## BEGIN Source data
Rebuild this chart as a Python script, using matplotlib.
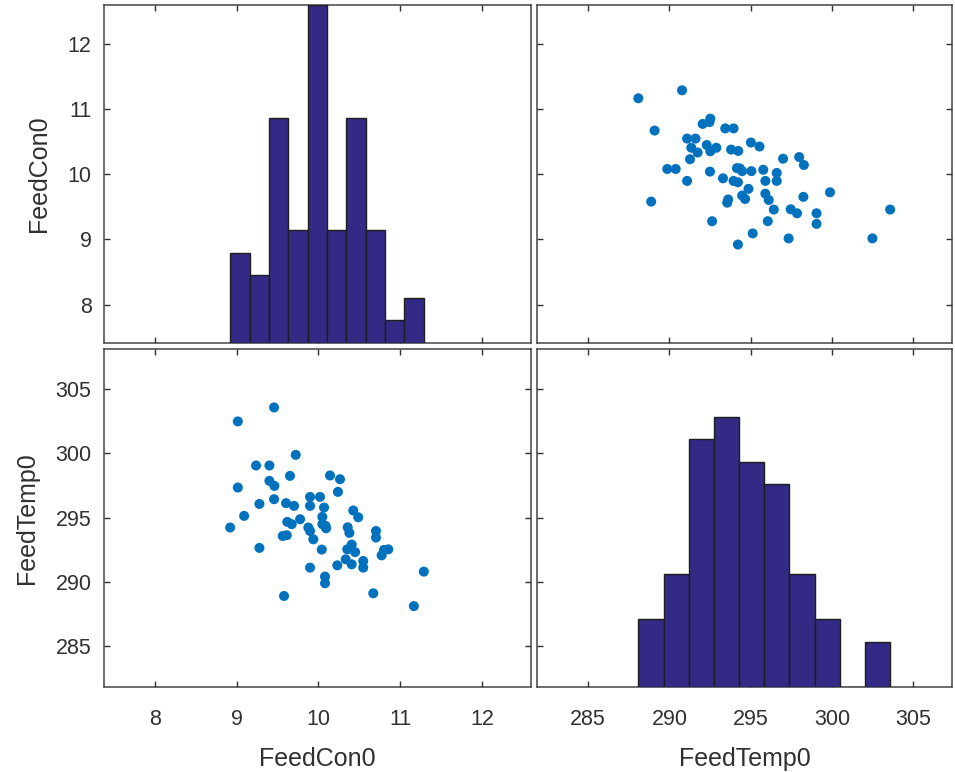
import numpy as np
import matplotlib
matplotlib.use("Agg")
import matplotlib.pyplot as plt

plt.rcParams['font.family'] = ['Liberation Sans', 'DejaVu Sans']

var_names = ["FeedCon0", "FeedTemp0"]

feed_con0 = [9.459, 9.016, 9.724, 9.239, 9.402, 9.654, 10.143, 10.265, 9.402, 9.463,
             9.016, 10.240, 9.459, 9.899, 10.021, 9.280, 9.606, 9.703, 9.899, 10.070,
             10.427, 10.488, 9.093, 10.049, 9.777, 9.621, 9.675, 10.049, 8.922, 9.878,
             10.090, 10.095, 10.359, 9.899, 10.705, 9.565, 9.614, 9.939, 10.705, 10.408,
             9.280, 10.042, 10.354, 10.802, 10.855, 10.774, 10.335, 10.549, 10.232, 10.408,
             10.549, 9.899, 10.082, 10.082, 11.290, 9.581, 10.672, 11.168, 10.450, 10.380]

feed_temp0 = [303.59, 302.50, 299.89, 299.06, 299.06, 298.25, 298.28, 297.99, 297.86, 297.47,
              297.34, 297.00, 296.43, 296.61, 296.61, 296.06, 296.12, 295.91, 295.91, 295.78,
              295.55, 295.02, 295.13, 295.05, 294.87, 294.66, 294.48, 294.48, 294.22, 294.22,
              294.34, 294.16, 294.24, 293.95, 293.95, 293.56, 293.62, 293.30, 293.44, 292.89,
              292.63, 292.50, 292.52, 292.47, 292.52, 292.05, 291.74, 291.61, 291.27, 291.35,
              291.09, 291.09, 290.39, 289.87, 290.78, 288.88, 289.09, 288.09, 292.30, 293.80]

con_ticks = [8, 9, 10, 11, 12]
temp_ticks = [285, 290, 295, 300, 305]

data = [np.array(feed_con0), np.array(feed_temp0)]
ticks = [con_ticks, temp_ticks]
xlims = [(7.38, 12.60), (281.85, 307.4)]
ylims = [(7.41, 12.60), (281.8, 308.15)]

bar_color = "#332a85"
dot_color = "#0072bd"
txt_color = "#303030"

fig = plt.figure(figsize=(9.55, 7.72), dpi=100)
W, H = 955, 772
cols = [(104, 531), (537, 952)]
rows = [(5, 343), (349, 686.7)]

nbins = 10
max_count = max(np.histogram(d, bins=nbins)[0].max() for d in data)

for i in range(2):
    for j in range(2):
        x0, x1 = cols[j]
        y0, y1 = rows[i]
        ax = fig.add_axes([x0 / W, (H - y1) / H, (x1 - x0) / W, (y1 - y0) / H])
        ax.set_xlim(*xlims[j])
        ax.set_ylim(*ylims[i])
        ax.set_xticks(ticks[j])
        ax.set_yticks(ticks[i])
        ax.tick_params(direction='in', top=True, right=True, length=4,
                       width=1.0, color=txt_color, labelsize=15.5,
                       labelcolor=txt_color)
        ax.tick_params(axis='x', pad=16)
        ax.tick_params(axis='y', pad=9)
        for s in ax.spines.values():
            s.set_color("#444444")
            s.set_linewidth(1.1)
        if j != 0:
            ax.tick_params(labelleft=False)
        if i != 1:
            ax.tick_params(labelbottom=False)
        if j == 0:
            ax.set_ylabel(var_names[i], fontsize=18, color=txt_color, labelpad=12)
        if i == 1:
            ax.set_xlabel(var_names[j], fontsize=18, color=txt_color, labelpad=12)
        if i == j:
            hx = ax.twinx()
            hx.hist(data[j], bins=nbins, color=bar_color, edgecolor="#1e1e1e",
                    linewidth=1.0)
            hx.set_ylim(0, max_count)
            hx.set_yticks([])
            hx.set_xlim(*xlims[j])
            for s in hx.spines.values():
                s.set_visible(False)
        else:
            ax.scatter(data[j], data[i], s=52, color=dot_color, edgecolors='none')

fig.savefig("out.png", dpi=100)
## END Source data
- [Your instructions]:
Extract the lines exactly, please: the first line of the listing, the line with "11.168, 10.450, 10.380]", and every line between them, but no pictures.

- [Full answer]:
Rebuild this chart as a Python script, using matplotlib.
import numpy as np
import matplotlib
matplotlib.use("Agg")
import matplotlib.pyplot as plt

plt.rcParams['font.family'] = ['Liberation Sans', 'DejaVu Sans']

var_names = ["FeedCon0", "FeedTemp0"]

feed_con0 = [9.459, 9.016, 9.724, 9.239, 9.402, 9.654, 10.143, 10.265, 9.402, 9.463,
             9.016, 10.240, 9.459, 9.899, 10.021, 9.280, 9.606, 9.703, 9.899, 10.070,
             10.427, 10.488, 9.093, 10.049, 9.777, 9.621, 9.675, 10.049, 8.922, 9.878,
             10.090, 10.095, 10.359, 9.899, 10.705, 9.565, 9.614, 9.939, 10.705, 10.408,
             9.280, 10.042, 10.354, 10.802, 10.855, 10.774, 10.335, 10.549, 10.232, 10.408,
             10.549, 9.899, 10.082, 10.082, 11.290, 9.581, 10.672, 11.168, 10.450, 10.380]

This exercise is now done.